All dark things lean toward clarity,
bodies exhaust themselves into a flow
of colors: into these airs. To fade away,
then, is the most adventurous venture.
Bring me the plant that leads us up
to where blonde transparencies arise
and the essence of life mists away;
bring me the sunflower crazed by light.
*
Whee!
Bravo,signore!
Don't post this if you don't care to. Just thought you might be interested.

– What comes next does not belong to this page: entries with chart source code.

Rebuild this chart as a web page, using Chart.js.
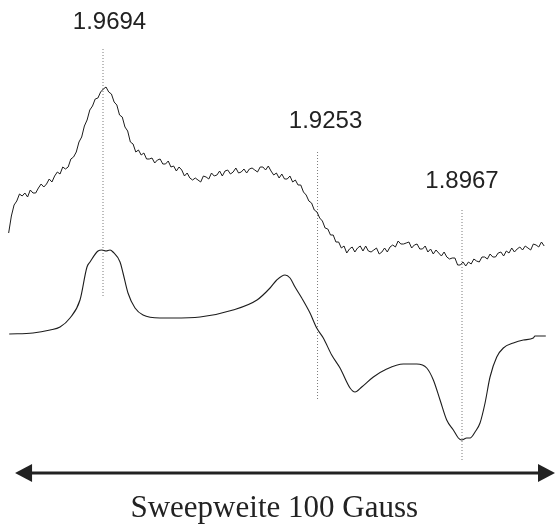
<!DOCTYPE html>
<html>
<head>
<meta charset="utf-8">
<script src="https://cdn.jsdelivr.net/npm/chart.js@4/dist/chart.umd.min.js"></script>
<style>
  html, body { margin: 0; padding: 0; background: #ffffff; }
  #wrap { width: 555px; height: 524px; }
</style>
</head>
<body>
<div id="wrap"><canvas id="epr" width="555" height="524"></canvas></div>
<script>
// Recorded spectrum (upper trace): field sweep in Gauss, regular steps
const FIELD_START = -1;
const FIELD_STEP = 0.5;
const recordedSignal = [
  67,84,95,99,106,104,107,103,110,107,
  107,112,116,113,116,121,118,124,128,126,
  133,131,133,141,143,148,158,163,174,180,
  190,194,201,202,208,211,213,208,206,198,
  195,185,183,173,169,158,156,148,150,145,
  147,141,141,142,137,140,141,136,136,139,
  133,134,129,133,130,124,127,122,120,122,
  120,118,124,123,121,127,124,125,129,124,
  129,130,126,128,132,127,128,131,127,131,
  132,130,128,133,133,130,134,129,125,127,
  122,126,121,121,124,118,120,115,115,108,
  105,99,97,90,88,82,79,72,71,65,
  65,58,58,52,54,47,51,53,48,52,
  54,49,54,49,48,50,52,46,48,52,
  48,53,55,53,59,56,56,57,58,52,
  55,56,51,51,54,48,51,46,50,47,
  44,48,43,41,42,42,35,35,38,34,
  38,36,41,39,38,43,43,41,46,43,
  43,47,48,44,49,47,52,48,51,53,
  50,54,52,50,56,55,53,58,54
];

// Simulated spectrum (lower trace)
const simulatedField = [
  -0.9,3.5,6.65,8.5,10.34,12.19,13.48,14.04,15.52,16.26,17.0,17.74,18.29,
  19.59,20.14,21.06,22.36,23.84,26.98,29.38,34.38,40.48,44.91,47.32,48.56,
  50.09,51.02,51.94,53.18,54.71,55.95,57.17,58.72,60.26,62.11,63.03,64.27,
  66.42,68.89,71.96,74.44,76.29,77.51,78.75,79.98,81.21,82.13,82.76,83.68,
  84.30,85.22,86.14,87.07,87.99,89.23,90.45,92.30,94.15,95.99,96.3,98.3
];
const simulatedSignal = [
  -34,-33,-30,-27,-18,0,33,38,49,50,49,50,48,
  38,27,7,-8,-15,-18,-18,-17,-10,0,12,20,
  25,22,13,2,-13,-28,-38,-55,-68,-88,-92,-87,
  -77,-69,-64,-64,-68,-80,-100,-120,-130,-138,-140,-138,
  -138,-132,-123,-103,-77,-57,-48,-43,-40,-38,-36,-36
];

// g-values marked above the spectrum
const gLabels = ['1.9694', '1.9253', '1.8967'];
const gValues = [1.9694, 1.9253, 1.8967];
// field = FIELD_CONST / g - FIELD_OFFSET  (Gauss)
const FIELD_CONST = 3410;
const FIELD_OFFSET = 1715.05;
// vertical extent of each dotted marker (signal units): top, bottom
const markerTop = [251, 148, 90];
const markerBottom = [2, -100, -160];

const SWEEP_START = 0;
const SWEEP_END = 100;
const sweepText = 'Sweepweite 100 Gauss';

const recordedPoints = recordedSignal.map((v, i) => ({ x: FIELD_START + i * FIELD_STEP, y: v }));
const simulatedPoints = simulatedField.map((x, i) => ({ x: x, y: simulatedSignal[i] }));
const markerField = gValues.map(g => FIELD_CONST / g - FIELD_OFFSET);

const markerSets = markerField.map((x, i) => ({
  data: [{ x: x, y: markerTop[i] }, { x: x, y: markerBottom[i] }],
  borderColor: '#7a7a7a',
  borderWidth: 1,
  borderDash: [1, 2],
  pointRadius: 0,
  tension: 0,
  clip: false
}));

// Text labels, sweep arrow and caption
const annotations = {
  id: 'annotations',
  afterDatasetsDraw(chart) {
    const { ctx, scales: { x, y } } = chart;
    ctx.save();
    // g-value labels
    ctx.fillStyle = '#222';
    ctx.font = '24px "Liberation Sans", Arial, sans-serif';
    ctx.textAlign = 'center';
    ctx.textBaseline = 'middle';
    const labelShift = [6.5, 8, 0];
    const labelY = [278, 178.5, 119];
    gLabels.forEach((t, i) => {
      ctx.fillText(t, x.getPixelForValue(markerField[i]) + labelShift[i], y.getPixelForValue(labelY[i]));
    });
    // double-headed sweep arrow
    const ay = y.getPixelForValue(-173);
    const x0 = x.getPixelForValue(SWEEP_START) + 1;
    const x1 = x.getPixelForValue(SWEEP_END);
    const head = 17, half = 9;
    ctx.strokeStyle = '#222';
    ctx.lineWidth = 3;
    ctx.beginPath();
    ctx.moveTo(x0 + head - 2, ay);
    ctx.lineTo(x1 - head + 2, ay);
    ctx.stroke();
    ctx.beginPath();
    ctx.moveTo(x0, ay);
    ctx.lineTo(x0 + head, ay - half);
    ctx.lineTo(x0 + head, ay + half);
    ctx.closePath();
    ctx.fill();
    ctx.beginPath();
    ctx.moveTo(x1, ay);
    ctx.lineTo(x1 - head, ay - half);
    ctx.lineTo(x1 - head, ay + half);
    ctx.closePath();
    ctx.fill();
    // caption
    ctx.font = '31px "Liberation Serif", "Times New Roman", serif';
    ctx.textBaseline = 'alphabetic';
    ctx.fillText(sweepText, x.getPixelForValue(48.1), y.getPixelForValue(-217));
    ctx.restore();
  }
};

new Chart(document.getElementById('epr'), {
  type: 'line',
  data: {
    datasets: [
      {
        data: recordedPoints,
        borderColor: '#1c1c1c',
        borderWidth: 1,
        pointRadius: 0,
        tension: 0,
        clip: false
      },
      {
        data: simulatedPoints,
        borderColor: '#1c1c1c',
        borderWidth: 1.1,
        pointRadius: 0,
        cubicInterpolationMode: 'monotone',
        clip: false
      },
      ...markerSets
    ]
  },
  options: {
    responsive: false,
    animation: false,
    events: [],
    layout: { padding: 0 },
    plugins: { legend: { display: false }, tooltip: { enabled: false } },
    scales: {
      x: { type: 'linear', min: -2.6, max: 100, display: false },
      y: { type: 'linear', min: -224, max: 300, display: false }
    }
  },
  plugins: [annotations]
});
</script>
</body>
</html>
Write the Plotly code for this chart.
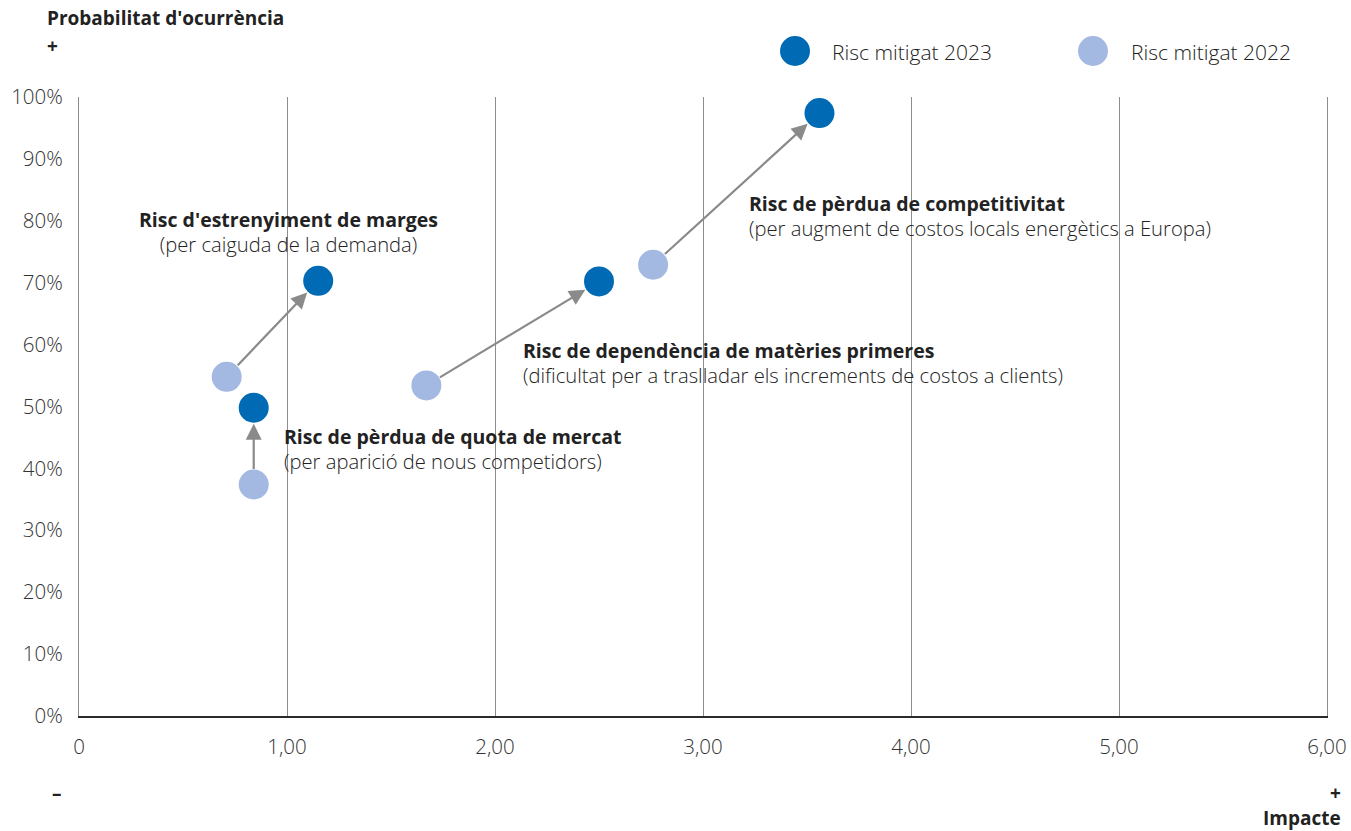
import plotly.graph_objects as go

# Risk map: impact (x) vs. probability of occurrence (y, %)
risks = [
    "Risc d'estrenyiment de marges",
    "Risc de pèrdua de quota de mercat",
    "Risc de dependència de matèries primeres",
    "Risc de pèrdua de competitivitat",
]
risk_notes = [
    "(per caiguda de la demanda)",
    "(per aparició de nous competidors)",
    "(dificultat per a traslladar els increments de costos a clients)",
    "(per augment de costos locals energètics a Europa)",
]
impact_2022 = [0.71, 0.84, 1.67, 2.76]
prob_2022 = [54.8, 37.4, 53.4, 72.9]
impact_2023 = [1.15, 0.84, 2.50, 3.56]
prob_2023 = [70.3, 49.8, 70.2, 97.4]

# label anchor per risk (x, vertical middle of the two-line block), alignment
label_x = [1.005, 0.975, 2.125, 3.21]
label_y = [78.2, 43.2, 56.95, 80.7]
label_align = ["center", "left", "left", "left"]

x_ticks = [0, 1, 2, 3, 4, 5, 6]
x_tick_text = ["0", "1,00", "2,00", "3,00", "4,00", "5,00", "6,00"]
y_ticks = list(range(0, 101, 10))
y_tick_text = [f"{v}%" for v in y_ticks]

DARK = "#006ab4"
LIGHT = "#a3b9e2"
ARROW = "#8a8a8a"
GRID = "#8c8c8c"
TEXT = "#222222"
FONT = "Open Sans"

fig = go.Figure()

# arrows from 2022 position to 2023 position
for x0, y0, x1, y1 in zip(impact_2022, prob_2022, impact_2023, prob_2023):
    fig.add_annotation(
        x=x1, y=y1, ax=x0, ay=y0, xref="x", yref="y", axref="x", ayref="y",
        showarrow=True, arrowhead=2, arrowsize=1.45, arrowwidth=2.2,
        arrowcolor=ARROW, standoff=16, startstandoff=14, text="",
    )

fig.add_trace(go.Scatter(
    x=impact_2022, y=prob_2022, mode="markers", name="Risc mitigat 2022",
    marker=dict(size=30, color=LIGHT, line=dict(width=0)), cliponaxis=False,
    showlegend=False,
))
fig.add_trace(go.Scatter(
    x=impact_2023, y=prob_2023, mode="markers", name="Risc mitigat 2023",
    marker=dict(size=30, color=DARK, line=dict(width=0)), cliponaxis=False,
    showlegend=False,
))

# risk labels: bold name with a light explanatory line below
for name, note, lx, ly, al in zip(risks, risk_notes, label_x, label_y,
                                  label_align):
    fig.add_annotation(
        x=lx, y=ly, xref="x", yref="y",
        text=f"<b>{name}</b><br><span style='font-size:20.2px'>{note}</span>",
        showarrow=False, xanchor=al, yanchor="middle", align=al,
        font=dict(family=FONT, size=19.5, color=TEXT, weight=300),
    )

W, H = 1351, 831
ML, MR, MT, MB = 79, 24, 97, 115
PW, PH = W - ML - MR, H - MT - MB


def px_to_paper(px, py):
    return (px - ML) / PW, (H - MB - py) / PH


# legend drawn in paper space
legend_items = [("Risc mitigat 2023", DARK, 795, 830),
                ("Risc mitigat 2022", LIGHT, 1093, 1129)]
for label, color, cx, tx in legend_items:
    x0, y0 = px_to_paper(cx - 15, 51 + 15)
    x1, y1 = px_to_paper(cx + 15, 51 - 15)
    fig.add_shape(type="circle", xref="paper", yref="paper",
                  x0=x0, y0=y0, x1=x1, y1=y1, fillcolor=color, line_width=0)
    axp, ayp = px_to_paper(tx, 52)
    fig.add_annotation(x=axp, y=ayp, xref="paper", yref="paper", text=label,
                       showarrow=False, xanchor="left", yanchor="middle",
                       font=dict(family=FONT, size=21, color=TEXT, weight=300))

# axis captions
captions = [
    ("<b>Probabilitat d'ocurrència</b>", 45, 18, "left"),
    ("<b>+</b>", 45, 46, "left"),
    ("<b>–</b>", 50, 793, "left"),
    ("<b>+</b>", 1343, 793, "right"),
    ("<b>Impacte</b>", 1343, 818, "right"),
]
for txt, cx, cy, xa in captions:
    axp, ayp = px_to_paper(cx, cy)
    fig.add_annotation(x=axp, y=ayp, xref="paper", yref="paper", text=txt,
                       showarrow=False, xanchor=xa, yanchor="middle",
                       font=dict(family=FONT, size=19, color=TEXT))

fig.update_xaxes(
    range=[0, 6], tickvals=x_ticks, ticktext=x_tick_text,
    showgrid=True, gridcolor=GRID, gridwidth=1.2,
    zeroline=False, showline=True, linecolor="#2b2b2b", linewidth=1.6,
    ticks="", ticklabelstandoff=12, automargin=False,
    tickfont=dict(family=FONT, size=20.5, color="#333333", weight=300),
    fixedrange=True,
)
# y-axis line mirrored gives the gray verticals at the left and right edges
fig.update_yaxes(
    range=[0, 100], tickvals=y_ticks, ticktext=y_tick_text,
    showgrid=False, zeroline=False, showline=True, mirror=True,
    linecolor=GRID, linewidth=1.2,
    ticks="", ticklabelstandoff=11, automargin=False,
    tickfont=dict(family=FONT, size=20.5, color="#333333", weight=300),
    fixedrange=True,
)

fig.update_layout(
    width=W, height=H,
    margin=dict(l=ML, r=MR, t=MT, b=MB, autoexpand=False),
    plot_bgcolor="white", paper_bgcolor="white",
    showlegend=False,
    font=dict(family=FONT, color=TEXT),
)

fig.write_html("out.html")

It appeared back in 2003 in an online mag called Red Booth Review (http://redboothreview.blogspot.com/2003_01_01_archive.html )—though they never got the format quite right:
SUNFLOWER
“Bring me the sunflower crazed with light.”
—Montale
Weaving out under a sky of prickly stars,
he digs for his keys—clutches the metal
roots tangled in his pocket. Overhead
the buzzing BUD sign flinches. Talking
in its sleep, he thinks. Bet it’s saying,
“Let me bloom.” But all around him
drunken shadows hiss, “Night’s already
a kind of blossom.” He pauses—sways,
staring and listening . . . wondering
where he should turn. Something even
a god-damned sunflower knows by heart.
*
I took the epigraph from Arrowsmith's translation....

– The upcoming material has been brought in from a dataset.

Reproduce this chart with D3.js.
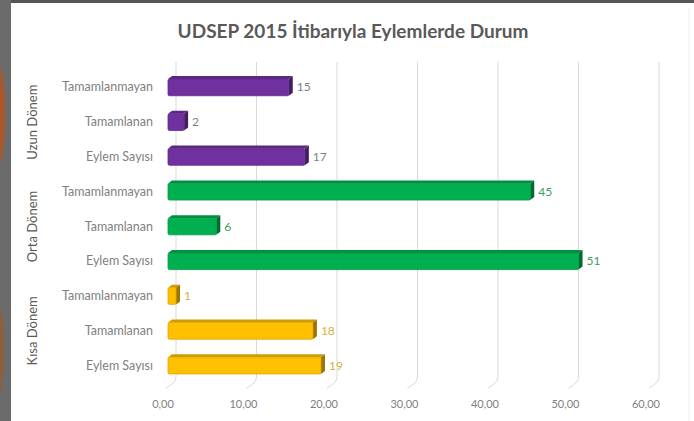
<!DOCTYPE html>
<html>
<head>
<meta charset="utf-8">
<script src="https://cdn.jsdelivr.net/npm/d3@7"></script>
<style>
  body { margin: 0; background: #ffffff; }
  text { font-family: Lato, "Open Sans", sans-serif; }
</style>
</head>
<body>
<script>
// data
var groups = ["Uzun Dönem", "Orta Dönem", "Kısa Dönem"];
var categories = ["Tamamlanmayan", "Tamamlanan", "Eylem Sayısı"];
var uzunValues = [15, 2, 17];
var ortaValues = [45, 6, 51];
var kisaValues = [1, 18, 19];
var tickValues = [0, 10, 20, 30, 40, 50, 60];
var groupColors = ["#7030A0", "#00B050", "#FFC000"];
var labelColors = ["#7f7f7f", "#3f9a63", "#d9b040"];

var width = 694, height = 421;

var svg = d3.select("body").append("svg")
  .attr("width", width)
  .attr("height", height);

// slide frame (left / top dark border)
svg.append("rect").attr("x", 0).attr("y", 0).attr("width", width).attr("height", height).attr("fill", "#ffffff");
svg.append("rect").attr("x", 0).attr("y", 0).attr("width", width).attr("height", 3).attr("fill", "#555");
svg.append("rect").attr("x", 0).attr("y", 0).attr("width", 11).attr("height", height).attr("fill", "#6b6b6b");
svg.append("ellipse").attr("cx", -4).attr("cy", 115).attr("rx", 9).attr("ry", 55).attr("fill", "#b5541c").attr("opacity", 0.85);
svg.append("ellipse").attr("cx", -4).attr("cy", 350).attr("rx", 8).attr("ry", 50).attr("fill", "#9a5a2a").attr("opacity", 0.7);
svg.append("line").attr("x1", 689).attr("x2", 689).attr("y1", 8).attr("y2", height).attr("stroke", "#eee");

// rows
var rows = [];
[uzunValues, ortaValues, kisaValues].forEach(function (vals, g) {
  vals.forEach(function (v, i) {
    rows.push({ key: g + "-" + i, group: g, cat: categories[i], value: v });
  });
});

var x = d3.scaleLinear().domain([0, 60]).range([168, 651]);
var y = d3.scaleBand().domain(rows.map(function (d) { return d.key; }))
  .range([70, 383]).paddingInner(0.52).paddingOuter(0.26);

var depthX = 8, depthY = 9;
var floorY = 386;

// title
svg.append("text")
  .attr("x", 353).attr("y", 38)
  .attr("text-anchor", "middle")
  .attr("font-size", 19).attr("font-weight", "bold")
  .attr("fill", "#595959")
  .text("UDSEP 2015 İtibarıyla Eylemlerde Durum");

// gridlines on back wall, with curved floor link
var grid = svg.append("g");
tickValues.forEach(function (t) {
  var xb = x(t) + depthX;
  grid.append("line")
    .attr("x1", xb).attr("x2", xb)
    .attr("y1", 62).attr("y2", floorY - depthY)
    .attr("stroke", "#d9d9d9").attr("stroke-width", 1);
  grid.append("path")
    .attr("d", "M" + xb + "," + (floorY - depthY) + " Q" + xb + "," + (floorY - 3) + " " + (x(t) - 2) + "," + (floorY + 2))
    .attr("fill", "none").attr("stroke", "#d9d9d9");
});

// x axis tick labels
svg.append("g").selectAll("text")
  .data(tickValues).enter().append("text")
  .attr("x", function (d) { return x(d) - 5; })
  .attr("y", 408)
  .attr("text-anchor", "middle")
  .attr("font-size", 11).attr("fill", "#7f7f7f")
  .text(function (d) { return d3.format(".2f")(d).replace(".", ","); });

// bars (front face + top + right side)
var bars = svg.append("g").selectAll("g").data(rows).enter().append("g");
var bh = y.bandwidth();
var topD = 3, sideD = 4;

bars.append("path")
  .attr("d", function (d) {
    var x0 = x(0), x1 = x(d.value), y0 = y(d.key);
    return "M" + x0 + "," + y0 + " L" + (x0 + sideD) + "," + (y0 - topD) + " L" + (x1 + sideD) + "," + (y0 - topD) + " L" + x1 + "," + y0 + "Z";
  })
  .attr("fill", function (d) { return d3.color(groupColors[d.group]).darker(0.6); });

bars.append("path")
  .attr("d", function (d) {
    var x1 = x(d.value), y0 = y(d.key);
    return "M" + x1 + "," + y0 + " L" + (x1 + sideD) + "," + (y0 - topD) + " L" + (x1 + sideD) + "," + (y0 + bh - topD) + " L" + x1 + "," + (y0 + bh) + "Z";
  })
  .attr("fill", function (d) { return d3.color(groupColors[d.group]).darker(1.4); });

bars.append("rect")
  .attr("x", x(0))
  .attr("y", function (d) { return y(d.key); })
  .attr("width", function (d) { return x(d.value) - x(0); })
  .attr("height", bh)
  .attr("rx", 1.5)
  .attr("fill", function (d) { return groupColors[d.group]; })
  .attr("stroke", function (d) { return d3.color(groupColors[d.group]).darker(0.4); })
  .attr("stroke-width", 0.8);

// value labels
bars.append("text")
  .attr("x", function (d) { return x(d.value) + sideD + 4; })
  .attr("y", function (d) { return y(d.key) + bh / 2 + 4; })
  .attr("font-size", 12).attr("fill", function (d) { return labelColors[d.group]; })
  .text(function (d) { return d.value; });

// category labels
svg.append("g").selectAll("text")
  .data(rows).enter().append("text")
  .attr("x", 153)
  .attr("y", function (d) { return y(d.key) + bh / 2 + 4; })
  .attr("text-anchor", "end")
  .attr("font-size", 12.5).attr("fill", "#7f7f7f")
  .text(function (d) { return d.cat; });

// group labels (rotated)
groups.forEach(function (g, gi) {
  var k0 = gi + "-0", k2 = gi + "-2";
  var cy = (y(k0) + y(k2) + bh) / 2;
  svg.append("text")
    .attr("transform", "translate(37," + cy + ") rotate(-90)")
    .attr("text-anchor", "middle")
    .attr("font-size", 13).attr("fill", "#595959")
    .text(g);
});
</script>
</body>
</html>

And there I go—messing up my own format! Forgot the first italicized line! This HTML ain't as easy as it looks....
SUNFLOWER
“Bring me the sunflower crazed with light.”
—Montale
Weaving out under a sky of prickly stars,
he digs for his keys—clutches the metal
roots tangled in his pocket. Overhead
the buzzing BUD sign flinches. Talking
in its sleep, he thinks. Bet it’s saying,
“Let me bloom.” But all around him
drunken shadows hiss, “Night’s already
a kind of blossom.” He pauses—sways,
staring and listening . . . wondering
where he should turn. Something even
a god-damned sunflower knows by heart.
Superb piece!
I'd venture to say this is closer to Montale's sense of the 'anguished' sunflower/plant than any translation can give. I'm thinking of the l'ansietà del suo volto giallino" line as the poem's true lyrical heart, from which your poem evolves wonderfully.
I love the "roots tangled in his pocket".
You are far too kind, but I'm happy it pleases you!